Advances in Dietary Modulation of the Intestinal Barrier: Mechanistic, Structural, and Functional Insights

ABSTRACT The intestinal barrier maintains host health through the coordinated integration of mechanical, chemical, immune, and microbial defenses across intestinal segments. Dietary factors are key regulators of barrier integrity, yet the mechanisms by which nutrients act during digestion, absorption, and microbial metabolism from the small intestine to the colon remain incompletely understood, with segment‐specific functions often overlooked. This review summarizes recent advances and elucidates how dietary proteins, carbohydrates, lipids, micronutrients, and bioactive compounds shape intestinal barrier function through “nutrient–gut–host” interactions, providing theoretical support for precision nutrition.
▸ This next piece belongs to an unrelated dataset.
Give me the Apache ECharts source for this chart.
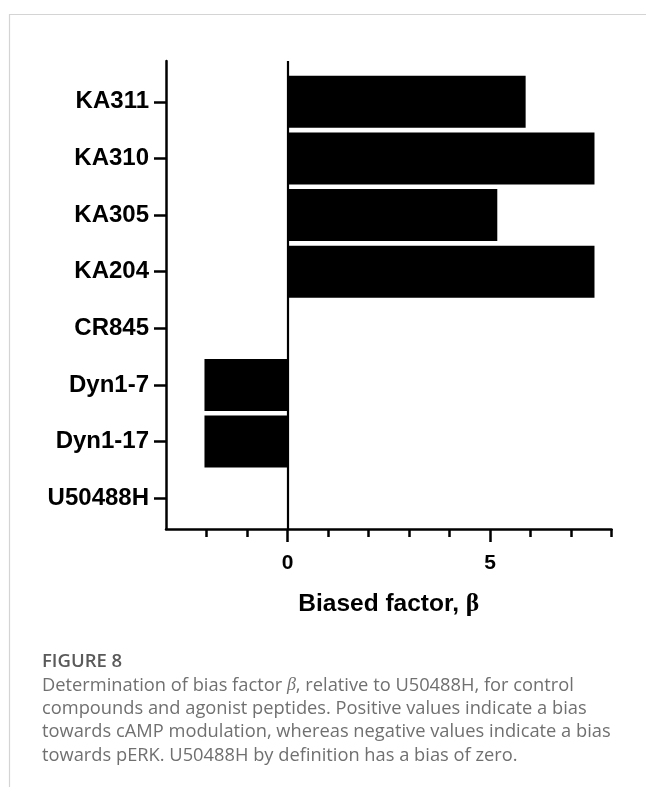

Specifically, in the small intestine, preclinical evidence demonstrates that dietary proteins, including milk and soy proteins, upregulate tight junction (TJ) expression and support epithelial repair. Rapidly absorbed carbohydrates modulate small‐intestinal barrier function via glycemic regulation and incretin signaling, whereas lipids—particularly saturated versus polyunsaturated fatty acids—differentially affect mucosal inflammation and epithelial protection through absorption pathways and chylomicron trafficking. In the colon, fermentable carbohydrates, such as inulin, and fructooligosaccharides promote microbial fermentation and short‐chain fatty acid (SCFA) production—especially butyrate—which strengthens epithelial integrity, stimulates mucus secretion, and regulates immune responses. Micronutrients, including zinc, iron, and vitamins, maintain barrier structure, microbial balance, and immune signaling across both intestinal segments, whereas bioactive compounds, such as probiotics, prebiotics, and postbiotics, enhance colonic barrier integrity by upregulating TJs, stimulating mucus secretion, and supporting beneficial microbes. Finally, this review emphasizes the need to assess coordinated dietary effects along the entire small‐to‐large intestine continuum to better guide targeted nutritional strategies for human health.